Notes on the Gospel of Mark: The Bookends of Mark and the Theme of the Gospel (5)
The New Exodus is Mark’s description of the Jesus’ event. John heralds it. And as we see in today’s post the Spirit animates it.
Mark is “bookended” by two stories whose themes give us insight into the evangelist’s particular view of Jesus. The first story is Jesus’ baptism in 1:9-10. In this story we are told that the heavens were “torn apart” allowing the Spirit to descend on him. Mark alludes here to the powerful cry recorded in Isa.63:1: “O that you would tear open the heavens and come down, so that the mountains would quake at your presence.” This cry was the heart beat of Second Temple Judaism’s expectation, long expected, long prayed for, long anguished over. That Mark alludes to this important Old Testament text suggests that he sees the bestowal of the Spirit through “torn apart” heavens as marking Jesus as its fulfilment.
At the other end of the gospel the story of the curtains of the temple being “torn in two” immediately after Jesus’ death (15:38) we find this.
“At Jesus’ death in 15:37, Mark uses a word (exepneusen) that was not commonly used as a euphemism for dying in everyday Greek, suggesting that he wants us to hear something more than just that Jesus died. Especially since we were told that the Spirit went into Jesus in his first appearance in the story, this word suggests that in Jesus’ final appearance the Spirit exits his body. That is, his last breath is a breathing out of the Spirit who came into him at the beginning. As a result of the Spirit’s movement, the heavens are ripped apart (eschisthē) as they were when the Spirit descended in 1:10, but this time in the form of the outer Temple curtain with the heavens painted on it (v. 38). God’s Spirit, his personal dynamic force of holiness, is thus portrayed as moving out of Jesus into the Temple, not as moving out of the Holy of Holies. The ripping apart of ‘the great cosmic curtain that separates creation from God’s presence,’ which began at Jesus’ baptism, is now completed at his death.” (Johnson, Andy. Holiness and the Missio Dei . Cascade Books. Kindle Edition: 1732-1737)

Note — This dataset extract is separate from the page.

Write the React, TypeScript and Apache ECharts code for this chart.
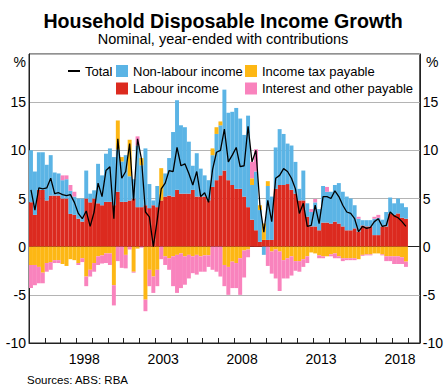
import React, { useEffect, useRef } from 'react';
import * as echarts from 'echarts';

const FONT = "'Liberation Sans', Arial, Helvetica, sans-serif";

// Quarterly categories 1995 Q1 .. 2019 Q3 (axis runs a little past the data)
const categories: string[] = [];
for (let y = 1995; y <= 2019; y++) {
  for (let q = 1; q <= 4; q++) {
    if (y === 2019 && q === 4) break;
    categories.push(`${y}-Q${q}`);
  }
}
const labelledYears = [1998, 2003, 2008, 2013, 2018];
const yTicks = [-10, -5, 0, 5, 10, 15, 20];

// Contributions, percentage points (1995 Q1 .. 2018 Q4)
const labour = [
  4.6, 3.3, 5.9, 5.9, // 1995
  4.8, 5.3, 5.3, 5.3, // 1996
  5.0, 5.0, 3.4, 3.3, // 1997
  2.9, 2.6, 5.0, 4.6, // 1998
  5.0, 4.5, 4.3, 4.65, // 1999
  4.65, 4.3, 5.7, 4.65, // 2000
  4.65, 4.8, 5.0, 4.1, // 2001
  4.1, 4.3, 4.0, 4.3, // 2002
  4.1, 4.8, 5.2, 5.3, // 2003
  5.2, 5.9, 5.5, 5.5, // 2004
  5.5, 5.9, 5.2, 5.2, // 2005
  5.2, 4.8, 6.2, 6.9, // 2006
  7.4, 7.9, 6.9, 6.4, // 2007
  6.0, 6.0, 5.2, 4.1, // 2008
  2.8, 1.7, 0.5, 0.7, // 2009
  0.7, 0.7, 6.0, 6.4, // 2010
  6.4, 6.5, 5.9, 5.5, // 2011
  4.8, 4.8, 3.1, 2.1, // 2012
  2.1, 1.7, 2.5, 2.5, // 2013
  2.4, 2.6, 2.4, 2.1, // 2014
  1.7, 1.7, 1.9, 1.55, // 2015
  2.2, 2.1, 2.1, 1.2, // 2016
  1.2, 2.1, 2.1, 3.45, // 2017
  3.3, 3.45, 3.0, 2.9, // 2018
];

const nonLabour = [
  5.4, 4.5, 3.9, 3.9, // 1995
  3.7, 4.2, 2.4, 2.3, // 1996
  1.9, 2.0, 2.4, 1.9, // 1997
  2.1, 2.4, 2.9, 0.9, // 1998
  0.85, 4.1, 3.1, 5.0, // 1999
  5.55, 5.0, 4.4, 4.2, // 2000
  4.85, 2.5, 2.0, 6.4, // 2001
  4.35, 5.9, 2.5, 0.5, // 2002
  2.2, 0.0, 2.4, 3.9, // 2003
  6.7, 9.3, 7.1, 6.9, // 2004
  5.4, 2.5, 4.5, 2.9, // 2005
  2.2, 2.1, 3.3, 4.8, // 2006
  5.2, 8.4, 7.0, 7.6, // 2007
  8.4, 7.3, 6.4, 9.5, // 2008
  3.6, 6.1, 3.3, -0.85, // 2009
  5.6, 4.5, 4.3, 5.8, // 2010
  5.3, 4.2, 4.6, 3.3, // 2011
  1.2, 3.1, 1.4, 1.5, // 2012
  2.5, 2.2, 3.8, 3.2, // 2013
  3.3, 3.8, 4.2, 3.6, // 2014
  3.5, 3.3, 2.4, 1.35, // 2015
  0.55, 0.65, 0.65, 1.7, // 2016
  1.8, 0.7, 1.5, 1.65, // 2017
  1.2, 1.55, 1.5, 1.2, // 2018
];

const incomeTax = [
  -1.9, -1.9, -2.1, -2.7, // 1995
  -1.7, -1.6, -1.4, -1.4, // 1996
  -1.8, -2.0, -1.3, -1.4, // 1997
  -1.7, -1.2, -3.1, -2.4, // 1998
  -1.7, -1.0, -0.9, -0.7, // 1999
  -0.7, -4.0, 3.0, 0.45, // 2000
  -0.85, 3.8, -2.6, -0.2, // 2001
  0.75, -5.5, -2.4, -3.1, // 2002
  -2.4, 3.35, -1.0, -1.2, // 2003
  -1.0, -0.85, -0.7, -1.0, // 2004
  -0.85, -1.0, -0.85, -1.0, // 2005
  -0.9, -0.9, 0.7, 0.7, // 2006
  0.4, -1.9, -2.1, -1.55, // 2007
  -1.7, -1.2, -0.4, -0.3, // 2008
  0.7, 0.0, 0.5, 1.7, // 2009
  0.5, -0.5, -0.3, -0.5, // 2010
  -1.4, -1.2, -1.0, -1.5, // 2011
  -1.5, -1.3, -1.0, -0.6, // 2012
  -0.7, -0.9, -1.0, -1.0, // 2013
  -0.8, -0.7, -1.0, -1.2, // 2014
  -1.2, -1.2, -1.2, -1.3, // 2015
  -0.85, -0.8, -0.8, -0.7, // 2016
  -0.7, -0.8, -1.0, -1.0, // 2017
  -1.0, -1.0, -1.1, -1.55, // 2018
];

const interestOther = [
  -2.4, -2.1, -1.7, -1.1, // 1995
  -0.9, -0.8, -0.3, -0.3, // 1996
  0.5, 0.4, 0.6, 0.5, // 1997
  -0.2, -0.4, -1.0, -0.7, // 1998
  -0.9, -0.9, -0.85, -1.0, // 1999
  -1.2, -2.1, -1.5, -2.2, // 2000
  -1.4, -0.3, -0.1, 0.95, // 2001
  -0.1, -1.2, -1.7, -1.7, // 2002
  -1.7, -1.3, -0.9, -1.2, // 2003
  -3.1, -3.95, -3.6, -2.95, // 2004
  -2.45, -1.75, -2.05, -1.6, // 2005
  -1.7, -1.2, -2.4, -2.6, // 2006
  -3.1, -2.2, -2.9, -2.75, // 2007
  -2.6, -3.8, -2.8, -0.8, // 2008
  1.7, 2.3, 0.0, 0.0, // 2009
  -2.0, -2.3, -3.0, -4.1, // 2010
  -1.9, -2.1, -2.0, -1.0, // 2011
  -1.1, -0.8, -0.7, 0.3, // 2012
  0.35, -0.3, -0.2, 0.5, // 2013
  -0.2, -0.5, -0.2, -0.3, // 2014
  -0.2, -0.2, -0.2, 0.2, // 2015
  -0.1, -0.1, -0.1, 0.2, // 2016
  0.3, -0.1, -0.5, -0.5, // 2017
  -0.8, -0.8, -0.7, -0.55, // 2018
];

const total = [
  5.9, 3.8, 6.1, 6.0, // 1995
  6.1, 7.1, 5.5, 5.6, // 1996
  5.4, 5.3, 5.4, 4.6, // 1997
  3.45, 2.9, 3.7, 2.1, // 1998
  3.6, 6.6, 5.2, 7.9, // 1999
  8.3, 2.9, 11.2, 7.1, // 2000
  7.8, 10.7, 4.8, 11.2, // 2001
  9.1, 3.6, 3.1, 0.0, // 2002
  2.8, 6.0, 6.6, 7.9, // 2003
  7.8, 10.3, 8.4, 8.6, // 2004
  7.6, 6.4, 7.8, 5.2, // 2005
  5.6, 4.6, 8.0, 9.8, // 2006
  10.0, 12.2, 8.8, 9.5, // 2007
  10.3, 8.3, 8.4, 12.5, // 2008
  8.8, 10.0, 4.3, 1.5, // 2009
  4.8, 2.6, 7.1, 7.4, // 2010
  8.1, 7.8, 7.1, 6.0, // 2011
  3.45, 4.5, 2.1, 2.2, // 2012
  4.3, 2.4, 5.2, 5.2, // 2013
  5.0, 5.8, 5.2, 4.3, // 2014
  3.6, 3.45, 2.9, 1.55, // 2015
  2.1, 1.9, 2.0, 2.6, // 2016
  2.9, 2.1, 2.2, 3.6, // 2017
  3.2, 3.0, 2.6, 2.1, // 2018
];

const COLORS = {
  labour: '#dc2a1f',
  nonLabour: '#5bb4e5',
  tax: '#fdb714',
  interest: '#f983bd',
  total: '#000000',
};

export default function App() {
  const ref = useRef<HTMLDivElement>(null);

  useEffect(() => {
    if (!ref.current) return;
    const chart = echarts.init(ref.current, undefined, { renderer: 'svg' });

    const legendBase = {
      orient: 'horizontal',
      padding: 0,
      itemGap: 0,
      selectedMode: false,
      textStyle: { fontSize: 13, color: '#000', fontFamily: FONT },
    };

    const yAxisCommon = {
      type: 'value',
      min: -10,
      max: 20,
      interval: 5,
      axisLine: { show: true, lineStyle: { color: '#222', width: 1 } },
      axisTick: { show: false },
      axisLabel: {
        fontSize: 14,
        color: '#000',
        fontFamily: FONT,
        margin: 3,
        formatter: (v: number) => (v === 20 ? '' : String(v)),
      },
    };

    const option: any = {
      animation: false,
      textStyle: { fontFamily: FONT },
      title: [
        {
          text: 'Household Disposable Income Growth',
          left: 'center',
          top: 11,
          padding: 0,
          textStyle: { fontSize: 19.6, fontWeight: 'bold', color: '#000', fontFamily: FONT },
        },
        {
          text: 'Nominal, year-ended with contributions',
          left: 'center',
          top: 31,
          padding: 0,
          textStyle: { fontSize: 14.5, fontWeight: 'normal', color: '#000', fontFamily: FONT },
        },
      ],
      grid: {
        left: 29,
        right: 23,
        top: 54,
        bottom: 43,
        show: true,
        borderColor: '#222',
        borderWidth: 1,
        backgroundColor: 'transparent',
      },
      legend: [
        { ...legendBase, left: 68, top: 64.5, itemWidth: 12, itemHeight: 2, data: [{ name: 'Total', icon: 'rect' }] },
        { ...legendBase, left: 116, top: 64.5, itemWidth: 12, itemHeight: 12, data: [{ name: 'Non-labour income', icon: 'rect' }] },
        { ...legendBase, left: 245, top: 64.5, itemWidth: 12, itemHeight: 12, data: [{ name: 'Income tax payable', icon: 'rect' }] },
        { ...legendBase, left: 116, top: 82, itemWidth: 12, itemHeight: 12, data: [{ name: 'Labour income', icon: 'rect' }] },
        { ...legendBase, left: 245, top: 82, itemWidth: 12, itemHeight: 12, data: [{ name: 'Interest and other payable', icon: 'rect' }] },
      ],
      xAxis: {
        type: 'category',
        data: categories,
        boundaryGap: true,
        axisLine: { show: true, onZero: false, lineStyle: { color: '#222', width: 1 } },
        axisTick: {
          show: true,
          inside: true,
          length: 5,
          interval: (i: number) => i % 4 === 0,
          lineStyle: { color: '#222', width: 1 },
        },
        axisLabel: {
          show: true,
          interval: (i: number, v: string) =>
            i % 4 === 2 && labelledYears.includes(Number(String(v).slice(0, 4))),
          formatter: (v: string) => String(v).slice(0, 4),
          fontSize: 14,
          color: '#000',
          fontFamily: FONT,
          margin: 9,
          padding: [0, 4, 0, 0],
        },
        splitLine: { show: false },
      },
      yAxis: [
        {
          ...yAxisCommon,
          position: 'left',
          splitLine: {
            show: true,
            lineStyle: {
              color: yTicks.map((t) => (t === 0 ? '#222' : '#b4b4b4')),
              width: 1,
            },
          },
        },
        {
          ...yAxisCommon,
          position: 'right',
          splitLine: { show: false },
        },
      ],
      series: [
        {
          name: 'Labour income',
          type: 'bar',
          stack: 'contrib',
          data: labour,
          barCategoryGap: '0%',
          itemStyle: { color: COLORS.labour },
        },
        {
          name: 'Non-labour income',
          type: 'bar',
          stack: 'contrib',
          data: nonLabour,
          barCategoryGap: '0%',
          itemStyle: { color: COLORS.nonLabour },
        },
        {
          name: 'Income tax payable',
          type: 'bar',
          stack: 'contrib',
          data: incomeTax,
          barCategoryGap: '0%',
          itemStyle: { color: COLORS.tax },
        },
        {
          name: 'Interest and other payable',
          type: 'bar',
          stack: 'contrib',
          data: interestOther,
          barCategoryGap: '0%',
          itemStyle: { color: COLORS.interest },
        },
        {
          name: 'Total',
          type: 'line',
          data: total,
          symbol: 'none',
          z: 5,
          color: COLORS.total,
          lineStyle: { color: COLORS.total, width: 1.3 },
          itemStyle: { color: COLORS.total },
        },
      ],
      graphic: [
        {
          type: 'text',
          x: 26,
          y: 62,
          style: {
            text: '%',
            fill: '#000',
            font: `14px ${FONT}`,
            align: 'right',
            verticalAlign: 'middle',
            textAlign: 'right',
            textVerticalAlign: 'middle',
          },
        },
        {
          type: 'text',
          x: 426,
          y: 62,
          style: {
            text: '%',
            fill: '#000',
            font: `14px ${FONT}`,
            align: 'left',
            verticalAlign: 'middle',
            textAlign: 'left',
            textVerticalAlign: 'middle',
          },
        },
        {
          type: 'text',
          x: 27,
          y: 374,
          style: {
            text: 'Sources: ABS: RBA',
            fill: '#000',
            font: `11.5px ${FONT}`,
            align: 'left',
            verticalAlign: 'top',
            textAlign: 'left',
            textVerticalAlign: 'top',
          },
        },
      ],
    };

    chart.setOption(option);
    return () => {
      chart.dispose();
    };
  }, []);

  return (
    <div
      ref={ref}
      style={{ position: 'absolute', left: 0, top: 0, width: 446, height: 386 }}
    />
  );
}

This makes it almost certain that we have indeed hit on the major theme of Mark’s gospel. The Spirit catalyzes this opening of this new chapter in God’s work with his people. These bookends require that we pay particular attention to the theme of the temple as the locus of God’s presence and power in Mark. Jesus’ launches a “counter-temple” movement right at the beginning of Mark (1:40–2:12) and the Spirit infills the Holy of Holies at Jesus’ death at the end. This connects up with the larger theme of the centrality of the temple in God’s plan and work.